Why Barry Davies should not come to Valley Parade any time soon
I never really cared for the commentary of Barry Davies preferring the more factual style of The Motson but Davies has one riposte that comes to mind in City’s current situation.
When asked who he thought would win a match Davies would give the same cheery reply of “If I knew that I would not be here.”
Davies believed that the beauty in the game was the inherent unpredictably. The fact that anyone could win a game was – for Davies – the game.
He would have a shock at Valley Parade where the Bantams chances have been declared done.
All over Bradford the defeat to Darlington has seen City’s hopes for the year consigned to history as if the season had already been played out and this were just a rerun. As if from these past six games a season could be extrapolated.
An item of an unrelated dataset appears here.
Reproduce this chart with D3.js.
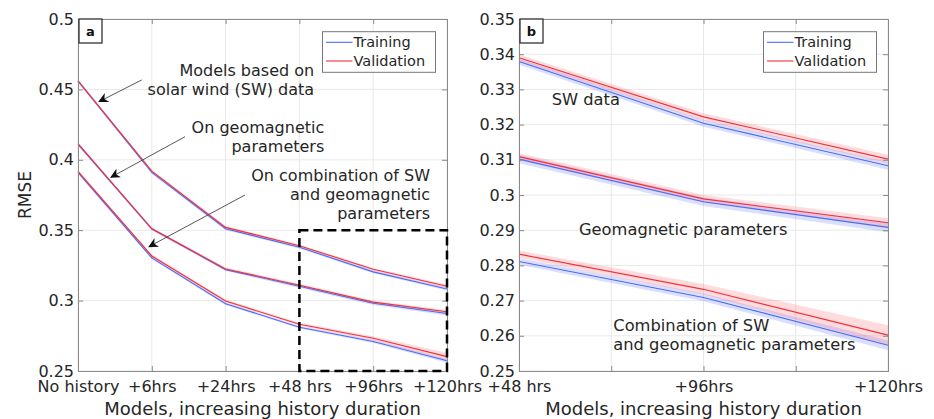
<!DOCTYPE html>
<html>
<head>
<meta charset="utf-8">
<script src="https://cdn.jsdelivr.net/npm/d3@7"></script>
<style>
  body { margin: 0; background: #fff; }
  svg { display: block; font-family: "DejaVu Sans", sans-serif; }
</style>
</head>
<body>
<svg id="chart" width="934" height="419"></svg>
<script>
// categories
const categoriesA = ["No history", "+6hrs", "+24hrs", "+48 hrs", "+96hrs", "+120hrs"];
const categoriesB = ["+48 hrs", "+96hrs", "+120hrs"];

// RMSE values (training / validation) for each model family
const swTrain   = [0.456, 0.391, 0.351, 0.3379, 0.3204, 0.3083];
const swVal     = [0.456, 0.392, 0.352, 0.3390, 0.3222, 0.3102];
const geoTrain  = [0.411, 0.351, 0.3220, 0.3102, 0.2981, 0.2908];
const geoVal    = [0.4115, 0.351, 0.3225, 0.3109, 0.2989, 0.2921];
const combTrain = [0.391, 0.3303, 0.2978, 0.2811, 0.2709, 0.2573];
const combVal   = [0.3917, 0.3317, 0.2997, 0.2832, 0.2732, 0.2602];

// spread (shaded band half width)
const swTrainSd   = [0.001, 0.001, 0.001, 0.0009, 0.001, 0.0011];
const swValSd     = [0.001, 0.001, 0.001, 0.0009, 0.001, 0.0012];
const geoTrainSd  = [0.001, 0.001, 0.001, 0.0012, 0.0012, 0.0014];
const geoValSd    = [0.001, 0.001, 0.001, 0.001, 0.0011, 0.0013];
const combTrainSd = [0.001, 0.001, 0.001, 0.0009, 0.0011, 0.0014];
const combValSd   = [0.001, 0.001, 0.001, 0.001, 0.0015, 0.0028];

const yTicksA = [0.25, 0.3, 0.35, 0.4, 0.45, 0.5];
const yTicksB = [0.25, 0.26, 0.27, 0.28, 0.29, 0.3, 0.31, 0.32, 0.33, 0.34, 0.35];

const blue = "#4a6cf7", red = "#f0323c";
const blueBand = "rgba(90,110,255,0.22)", redBand = "rgba(255,90,100,0.22)";
const textCol = "#262626", axisCol = "#8a8a8a", gridCol = "#e8e8e8";

const series = [
  { t: swTrain, v: swVal, ts: swTrainSd, vs: swValSd },
  { t: geoTrain, v: geoVal, ts: geoTrainSd, vs: geoValSd },
  { t: combTrain, v: combVal, ts: combTrainSd, vs: combValSd }
];

const svg = d3.select("#chart");

function panel(opts) {
  const { x0, x1, y0, y1, cats, start, yDomain, yTicks, xTickVals, label } = opts;
  const x = d3.scaleLinear().domain([0, cats.length - 1]).range([x0, x1]);
  const y = d3.scaleLinear().domain(yDomain).range([y1, y0]);
  const g = svg.append("g");

  // grid
  g.selectAll(".gx").data(xTickVals).join("line")
    .attr("x1", d => x(d)).attr("x2", d => x(d)).attr("y1", y0).attr("y2", y1)
    .attr("stroke", gridCol);
  g.selectAll(".gy").data(yTicks).join("line")
    .attr("x1", x0).attr("x2", x1).attr("y1", d => y(d)).attr("y2", d => y(d))
    .attr("stroke", gridCol);

  // bands + lines
  const idx = d3.range(start, start + cats.length);
  series.forEach(s => {
    [[s.t, s.ts, blueBand], [s.v, s.vs, redBand]].forEach(([vals, sd, col]) => {
      const area = d3.area()
        .x(i => x(i - start))
        .y0(i => y(vals[i] - sd[i]))
        .y1(i => y(vals[i] + sd[i]));
      g.append("path").datum(idx).attr("d", area).attr("fill", col);
    });
  });
  series.forEach(s => {
    [[s.t, blue], [s.v, red]].forEach(([vals, col]) => {
      const line = d3.line().x(i => x(i - start)).y(i => y(vals[i]));
      g.append("path").datum(idx).attr("d", line)
        .attr("fill", "none").attr("stroke", col).attr("stroke-width", 1.1);
    });
  });

  // axes (box with inward ticks)
  const yAxL = d3.axisLeft(y).tickValues(yTicks).tickSize(-5).tickPadding(4).tickFormat(d3.format("~g"));
  const yAxR = d3.axisRight(y).tickValues(yTicks).tickSize(-5).tickFormat("");
  const xAxB = d3.axisBottom(x).tickValues(xTickVals).tickSize(-5).tickPadding(10)
    .tickFormat(d => Number.isInteger(d) ? cats[d] : "");
  const xAxT = d3.axisTop(x).tickValues(xTickVals).tickSize(-5).tickFormat("");
  const axes = [
    g.append("g").attr("transform", `translate(${x0},0)`).call(yAxL),
    g.append("g").attr("transform", `translate(${x1},0)`).call(yAxR),
    g.append("g").attr("transform", `translate(0,${y1})`).call(xAxB),
    g.append("g").attr("transform", `translate(0,${y0})`).call(xAxT)
  ];
  axes.forEach(a => {
    a.selectAll("path,line").attr("stroke", axisCol);
    a.selectAll("text").attr("fill", textCol).attr("font-size", 16)
      .attr("font-family", "DejaVu Sans");
  });

  // panel letter
  g.append("rect").attr("x", x0 + 1).attr("y", y0).attr("width", 23).attr("height", 24)
    .attr("fill", "#fff").attr("stroke", "#333").attr("stroke-width", 1.3);
  g.append("text").attr("x", x0 + 12.5).attr("y", y0 + 12.5)
    .attr("text-anchor", "middle").attr("dominant-baseline", "central")
    .attr("font-size", 13).attr("font-weight", "bold").attr("fill", "#111").text(label);

  // legend
  const lx = x1 - 124.5, ly = y0 + 12.7;
  g.append("rect").attr("x", lx).attr("y", ly).attr("width", 113).attr("height", 40.6)
    .attr("fill", "#fff").attr("stroke", "#777");
  [["Training", blue], ["Validation", red]].forEach(([name, col], i) => {
    const yy = ly + 10.6 + i * 18.7;
    g.append("line").attr("x1", lx + 3.5).attr("x2", lx + 30).attr("y1", yy).attr("y2", yy)
      .attr("stroke", col).attr("stroke-width", 1.1);
    g.append("text").attr("x", lx + 31).attr("y", yy).attr("dominant-baseline", "central")
      .attr("font-size", 14.5).attr("fill", textCol).text(name);
  });

  // x label
  g.append("text").attr("x", (x0 + x1) / 2).attr("y", 408)
    .attr("text-anchor", "middle").attr("dominant-baseline", "central")
    .attr("font-size", 18).attr("fill", textCol).text("Models, increasing history duration");

  return { g, x, y };
}

const A = panel({
  x0: 78, x1: 447, y0: 19, y1: 371, cats: categoriesA, start: 0,
  yDomain: [0.25, 0.5], yTicks: yTicksA, xTickVals: [0, 1, 2, 3, 4, 5], label: "a"
});
const B = panel({
  x0: 519, x1: 888, y0: 19, y1: 371, cats: categoriesB, start: 3,
  yDomain: [0.25, 0.35], yTicks: yTicksB, xTickVals: [0, 0.5, 1, 1.5, 2], label: "b"
});

// y label
svg.append("text").attr("transform", "translate(25,195) rotate(-90)")
  .attr("text-anchor", "middle").attr("dominant-baseline", "central")
  .attr("font-size", 17).attr("fill", textCol).text("RMSE");

// zoom box in panel a
A.g.append("rect")
  .attr("x", A.x(3)).attr("y", A.y(0.35))
  .attr("width", A.x(5) - A.x(3)).attr("height", A.y(0.25) - A.y(0.35))
  .attr("fill", "none").attr("stroke", "#000").attr("stroke-width", 2.5)
  .attr("stroke-dasharray", "9,5");

// annotations panel a (data coordinates)
const notesA = [
  { lines: ["Models based on", "solar wind (SW) data"], x: 3.2, y: 0.4631, tail: [0.863, 0.4567], head: [0.285, 0.4413] },
  { lines: ["On geomagnetic", "parameters"], x: 3.337, y: 0.4228, tail: [1.45, 0.4164], head: [0.447, 0.3876] },
  { lines: ["On combination of SW", "and geomagnetic", "parameters"], x: 4.77, y: 0.3887, tail: [2.263, 0.375], head: [0.962, 0.3383] }
];
const defs = svg.append("defs");
defs.append("marker").attr("id", "arr").attr("viewBox", "0 0 10 10")
  .attr("refX", 9).attr("refY", 5).attr("markerWidth", 10).attr("markerHeight", 10)
  .attr("markerUnits", "userSpaceOnUse").attr("orient", "auto")
  .append("path").attr("d", "M0,0 L10,5 L0,10 L3,5 Z").attr("fill", "#111");

notesA.forEach(n => {
  const t = A.g.append("text").attr("text-anchor", "end").attr("font-size", 16).attr("fill", textCol);
  n.lines.forEach((l, i) => {
    t.append("tspan").attr("x", A.x(n.x)).attr("y", A.y(n.y) + i * 19)
      .attr("dominant-baseline", "central").text(l);
  });
  A.g.append("line")
    .attr("x1", A.x(n.tail[0])).attr("y1", A.y(n.tail[1]))
    .attr("x2", A.x(n.head[0])).attr("y2", A.y(n.head[1]))
    .attr("stroke", "#444").attr("stroke-width", 0.9).attr("marker-end", "url(#arr)");
});

// annotations panel b
const notesB = [
  { lines: ["SW data"], x: 0.177, y: 0.327 },
  { lines: ["Geomagnetic parameters"], x: 0.325, y: 0.2903 },
  { lines: ["Combination of SW", "and geomagnetic parameters"], x: 0.511, y: 0.2629 }
];
notesB.forEach(n => {
  const t = B.g.append("text").attr("font-size", 16.3).attr("fill", textCol);
  n.lines.forEach((l, i) => {
    t.append("tspan").attr("x", B.x(n.x)).attr("y", B.y(n.y) + i * 19)
      .attr("dominant-baseline", "central").text(l);
  });
});
</script>
</body>
</html>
Perhaps such a bit of sooth-saying is possible but my quarter of a century plus watching City has told me otherwise. I’ve seen City roar to the top of Leagues which they later finished 17th in – 2001 under Jim Jefferies springs to mind – and I’ve seen City get two points from the first seven games in 1998/1999 and we all know how that ended up don’t we?
The Bantams have played a dozen games which at the moment seem to be split between the good half dozen and the bad ones – although at BfB we call them the pre and post-Paul Arnison eras – and it seems to have crystallised in many supporters conciousness that the poorer games are some how more of a representation of the players true abilities than those good ones were.
All of which requires you to believe in the idea that teams and players are either “good” or “bad” as if they could be given numerical ratings and quantified. Teams either play well or they do not. There is nothing else. The City team that celebrated at Wolves in May 1999 were no better footballers than the one that kicked off the season at home to Stockport County they just played better and by that one could qualify with the words got better results.
Today phrases like “dire” are being thrown at City – nothing is ever as bad or as good as reactionary opinion says – but after the round of League Two matches on the evening the Bantams sit in a play-off place in seventh four points off the lead and two off an automatic promotion slot while some supporters are saying that the Bantams are doomed to another season in this bottom division. One doubts that Gillingham and Darlington fans – whom have both got results from City in the last four days – are considering all to be lost and they fill the two positions below us.
Like the team of 1998/1999 Stuart McCall’s team need to build the confidence to minimise defeats and the mental strength to move on to the next three points which are no less available the next time the team takes they field as a second head is on a coin that has just flipped a first.
It is somewhat upsetting though that those players have to build that confidence without the assistance of supporters who are so used to negativity that they look at a play-off place as being an indication that the team will not be promoted. Perhaps it is a self-fulfilling prophecy? Certainly no one could accuse you of looking at the situation with rose tinted glasses if you suggested that a team that is in the play-offs might get promoted.
Why predict at all? Barry Davies would not have because the game is at its heart unpredictable – yes Hull City we mean you – and to be honest saying that a club will not get promoted is a little like betting that any given horse will not win the Grand National. It sounds smarter than it is.
Where did this negativity come from? Why has it taken a grip at Valley Parade and all over football? Moreover though why is it that when given to predictions supporters indulge in this negativity?
Why not look at these six games as the blip and the six before as common form?